Aim of the task
Can you set down, exactly as they appear below, the lines from the opening of the material through the one bearing "import plotly.graph_objects as go", minus the pictures?

## START Available data

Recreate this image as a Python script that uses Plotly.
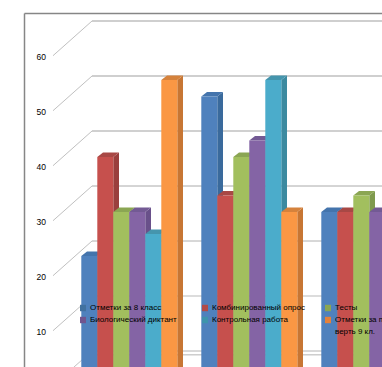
import plotly.graph_objects as go

# ---- data ----
groups = [0, 1, 2]
series_names = ["Отметки за 8 класс", "Комбинированный опрос", "Тесты",
                "Биологический диктант", "Контрольная работа",
                "Отметки за первую чет-"]
last_name_tail = "верть 9 кл."
otmetki_8 = [22, 51, 30]
kombi = [40, 33, 30]
testy = [30, 40, 33]
bio = [30, 43, 30]
kontrol = [26, 54, None]
otmetki_9 = [54, 30, None]
series_values = [otmetki_8, kombi, testy, bio, kontrol, otmetki_9]
front_colors = ["#4F81BD", "#C6504D", "#A2BF5E", "#8464A5", "#4BACCB", "#FA9744"]
side_colors = ["#3A6A9C", "#9A3F3D", "#7F9A4D", "#69508A", "#3C8AA0", "#C77634"]
top_colors = ["#4474AC", "#A84845", "#8BA653", "#735A94", "#4595AD", "#D5823C"]
legend_colors = ["#41719F", "#B24A47", "#8BA652", "#70558F", "#3E94AC", "#E5813A"]
tick_values = [0, 10, 20, 30, 40, 50, 60]

# ---- layout constants ----
W, H = 382, 367
LEFT = 47
GROUP_PX = 120.0
X0_PX = 129.3
UNIT_PX = 5.5
BAR_W = (1 - 0.2) / 6
DX = 5.7 / GROUP_PX
DV = 4.4 / UNIT_PX

def px2x(p):
    return (p - X0_PX) / GROUP_PX

x_range = [px2x(LEFT), px2x(W)]
front_range = [(385.7 - H) / UNIT_PX, 385.7 / UNIT_PX]   # tick labels plane
bar_range = [(377.0 - H) / UNIT_PX, 377.0 / UNIT_PX]     # bars plane
BACK_DV = 34.7 / UNIT_PX

fig = go.Figure()

# walls: gridlines, in the plane of the value axis
grid_style = {0: ("#b4b4b4", 1), 10: ("#d0d0d0", 1.6), 20: ("#b0b0b0", 1), 30: ("#aaaaaa", 1),
              40: ("#d0d0d0", 1.8), 50: ("#a0a0a0", 1.2), 60: ("#a0a0a0", 1.2)}
for t in tick_values:
    col, wid = grid_style[t]
    fig.add_trace(go.Scatter(x=[px2x(53), px2x(92)], y=[t, t + BACK_DV], mode="lines",
                             line=dict(color="#c0c0c0", width=1), hoverinfo="skip", showlegend=False))
    fig.add_trace(go.Scatter(x=[px2x(92), px2x(W + 5)], y=[t + BACK_DV, t + BACK_DV], mode="lines",
                             line=dict(color=col, width=wid), hoverinfo="skip", showlegend=False))
# floor edge
fig.add_trace(go.Scatter(x=[px2x(92), px2x(W + 5)], y=[BACK_DV - 0.7, BACK_DV - 0.7], mode="lines",
                         line=dict(color="#b4b4b4", width=1), hoverinfo="skip", showlegend=False))

# 3D side and top faces, computed from the values
for i, vals in enumerate(series_values):
    for g, v in zip(groups, vals):
        if v is None:
            continue
        left = g + (i - 3) * BAR_W
        right = left + BAR_W
        fig.add_trace(go.Scatter(
            x=[right, right + DX, right + DX, right, right],
            y=[v, v + DV, DV, 0, v], yaxis="y2", mode="lines", fill="toself",
            fillcolor=side_colors[i], line=dict(width=0), hoverinfo="skip", showlegend=False))
        fig.add_trace(go.Scatter(
            x=[left, left + DX, right + DX, right, left],
            y=[v, v + DV, v + DV, v, v], yaxis="y2", mode="lines", fill="toself",
            fillcolor=top_colors[i], line=dict(width=0), hoverinfo="skip", showlegend=False))

# front faces
for i, vals in enumerate(series_values):
    fig.add_trace(go.Bar(x=groups, y=vals, name=series_names[i], yaxis="y3",
                         marker=dict(color=front_colors[i], line=dict(width=0)), showlegend=False))

# legend drawn to sit inside the plot as in the reference
legend_pos = [(80, 308), (202, 308), (325, 308), (80, 320), (202, 320), (325, 320)]
paper_x = lambda p: (p - LEFT) / (W - LEFT)
shapes = [dict(type="line", xref="paper", yref="paper", x0=paper_x(24.5), x1=1.02,
               y0=1 - 13.5 / H, y1=1 - 13.5 / H, line=dict(color="#868686", width=1.5)),
          dict(type="line", xref="paper", yref="paper", x0=paper_x(24.5), x1=paper_x(24.5),
               y0=-0.02, y1=1 - 13.5 / H, line=dict(color="#868686", width=1.5))]
annotations = []
for i, (px, py) in enumerate(legend_pos):
    shapes.append(dict(type="rect", xref="paper", yref="paper",
                       x0=paper_x(px), x1=paper_x(px + 6),
                       y0=1 - (py + 3.2) / H, y1=1 - (py - 3.2) / H,
                       fillcolor=legend_colors[i], line=dict(width=0), layer="above"))
    annotations.append(dict(xref="paper", yref="paper", x=paper_x(px + 8.5),
                            y=1 - (py - 6) / H, xanchor="left", yanchor="top", align="left",
                            text=series_names[i], showarrow=False, borderpad=0,
                            font=dict(family="Liberation Sans", size=8, color="#000000")))
annotations.append(dict(xref="paper", yref="paper", x=paper_x(333.5), y=1 - 325.5 / H,
                        xanchor="left", yanchor="top", align="left", text=last_name_tail,
                        showarrow=False, borderpad=0,
                        font=dict(family="Liberation Sans", size=8, color="#000000")))

fig.update_layout(
    width=W, height=H, margin=dict(l=LEFT, r=0, t=0, b=0),
    paper_bgcolor="white", plot_bgcolor="white",
    barmode="group", bargap=0.2, bargroupgap=0,
    showlegend=False, shapes=shapes, annotations=annotations,
    font=dict(family="Liberation Sans", size=9, color="#000000"),
    xaxis=dict(range=x_range, showgrid=False, zeroline=False, showticklabels=False, ticks="", showline=False),
    yaxis=dict(range=front_range, tickvals=tick_values[1:], showgrid=False, zeroline=False,
               showline=False, ticks="", ticklabelshift=1, tickfont=dict(size=8.5, color="#000000")),
    yaxis2=dict(range=bar_range, overlaying="y", visible=False, showgrid=False, zeroline=False),
    yaxis3=dict(range=bar_range, overlaying="y", visible=False, showgrid=False, zeroline=False),
)

fig.write_html("out.html", config=dict(displayModeBar=False),
               post_script="document.body.style.margin='0';document.documentElement.style.overflow='hidden';")
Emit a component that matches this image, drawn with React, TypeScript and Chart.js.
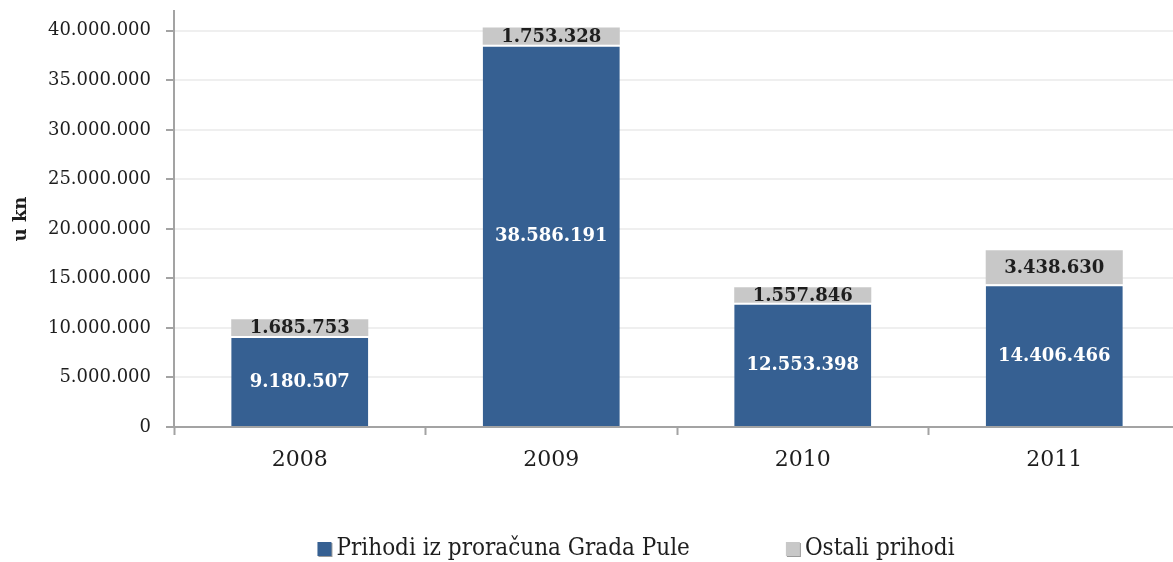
import React, { useEffect, useRef } from 'react';
import { Chart, registerables } from 'chart.js';

Chart.register(...registerables);

const categories = ['2008', '2009', '2010', '2011'];
const prihodiGrada = [9180507, 38586191, 12553398, 14406466];
const ostaliPrihodi = [1685753, 1753328, 1557846, 3438630];
const seriesNames = ['Prihodi iz proračuna Grada Pule', 'Ostali prihodi'];
const yTickValues = [0, 5000000, 10000000, 15000000, 20000000, 25000000, 30000000, 35000000, 40000000];
const yAxisTitle = 'u kn';

const BLUE = '#366092';
const GRAY = '#c8c8c8';
const AXIS = '#a3a3a3';
const SERIF = '"DejaVu Serif", serif';
const SERIF_COND = '"DejaVu Serif Condensed", "DejaVu Serif", serif';

const fmt = (v: number) => String(Math.round(v)).replace(/\B(?=(\d{3})+(?!\d))/g, '.');

const labelPlugin = {
  id: 'segLabels',
  afterDatasetsDraw(chart: any) {
    const ctx = chart.ctx;
    ctx.save();
    ctx.font = 'bold 18px ' + SERIF;
    ctx.textAlign = 'center';
    ctx.textBaseline = 'middle';
    chart.data.datasets.forEach((ds: any, di: number) => {
      const meta = chart.getDatasetMeta(di);
      meta.data.forEach((bar: any, i: number) => {
        const cy = (bar.y + bar.base) / 2;
        ctx.fillStyle = di === 0 ? '#ffffff' : '#1e1e1e';
        ctx.fillText(fmt(ds.data[i]), bar.x, cy + 1);
      });
    });
    ctx.restore();
  },
};

const legendPlugin = {
  id: 'customLegend',
  afterDraw(chart: any, _args: any, opts: any) {
    const ctx = chart.ctx;
    ctx.save();
    ctx.font = opts.font;
    ctx.textBaseline = 'middle';
    const box = 14;
    const gap = 5;
    const items = chart.data.datasets.map((ds: any) => ({
      text: ds.label,
      color: ds.backgroundColor,
      w: box + gap + ctx.measureText(ds.label).width,
    }));
    const total = items.reduce((s: number, it: any) => s + it.w, 0) + opts.spacing * (items.length - 1);
    let x = opts.centerX - total / 2;
    const y = opts.y;
    items.forEach((it: any) => {
      ctx.fillStyle = '#9a9a9a';
      ctx.fillRect(x + 1, y - box / 2 + 1, box, box);
      ctx.fillStyle = it.color;
      ctx.fillRect(x, y - box / 2, box, box);
      ctx.fillStyle = '#1e1e1e';
      ctx.textAlign = 'left';
      ctx.fillText(it.text, x + box + gap, y);
      x += it.w + opts.spacing;
    });
    ctx.restore();
  },
};

export default function App() {
  const ref = useRef<HTMLCanvasElement | null>(null);
  useEffect(() => {
    if (!ref.current) return;
    const chart = new Chart(ref.current, {
      type: 'bar',
      data: {
        labels: categories,
        datasets: [
          {
            label: seriesNames[0],
            data: prihodiGrada,
            backgroundColor: BLUE,
            borderColor: '#ffffff',
            borderWidth: { top: 2, left: 0, right: 0, bottom: 0 },
            borderSkipped: false,
            barPercentage: 0.545,
            categoryPercentage: 1,
          },
          {
            label: seriesNames[1],
            data: ostaliPrihodi,
            backgroundColor: GRAY,
            borderWidth: 0,
            barPercentage: 0.545,
            categoryPercentage: 1,
          },
        ],
      },
      options: {
        animation: false,
        responsive: true,
        maintainAspectRatio: false,
        layout: { padding: { top: 11, right: 5, bottom: 85, left: 0 } },
        plugins: {
          legend: { display: false },
          tooltip: { enabled: false },
          customLegend: { font: '24px ' + SERIF_COND, spacing: 96, centerX: 636, y: 549 },
        } as any,
        scales: {
          x: {
            stacked: true,
            border: { display: true, color: AXIS, width: 2 },
            grid: { display: true, drawOnChartArea: false, offset: true, tickColor: AXIS, tickLength: 8, tickWidth: 2 },
            ticks: { color: '#1e1e1e', font: { family: SERIF, size: 22 }, padding: 12 },
            afterFit: (s: any) => { s.height = 50; s.paddingLeft = 0; s.paddingRight = 0; },
          },
          y: {
            stacked: true,
            min: 0,
            max: 42000000,
            border: { display: true, color: AXIS, width: 2 },
            grid: { color: '#efefef', lineWidth: 2, tickColor: AXIS, tickLength: 8, tickWidth: 2 },
            afterBuildTicks: (s: any) => { s.ticks = yTickValues.map((v) => ({ value: v })); },
            ticks: {
              color: '#1e1e1e',
              font: { family: SERIF, size: 18 },
              padding: 15,
              callback: (v: any) => fmt(Number(v)),
            },
            title: {
              display: true,
              text: yAxisTitle,
              color: '#1e1e1e',
              font: { family: SERIF, size: 18, weight: 'bold' },
              padding: { top: 11, bottom: 0 },
            },
            afterFit: (s: any) => { s.width = 174; s.paddingTop = 0; s.paddingBottom = 0; },
          },
        },
      },
      plugins: [labelPlugin, legendPlugin],
    });
    return () => chart.destroy();
  }, []);
  return (
    <div style={{ position: 'fixed', left: 0, top: 0, width: 1173, height: 562, overflow: 'hidden', background: '#fff' }}>
      <div style={{ width: 1185, height: 562, position: 'relative' }}>
        <canvas ref={ref} />
      </div>
    </div>
  );
}
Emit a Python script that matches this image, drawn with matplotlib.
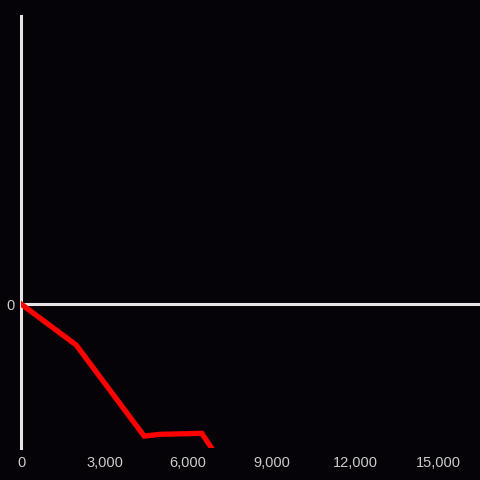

## END Available data

Final answer
Recreate this image as a Python script that uses Plotly.
import plotly.graph_objects as go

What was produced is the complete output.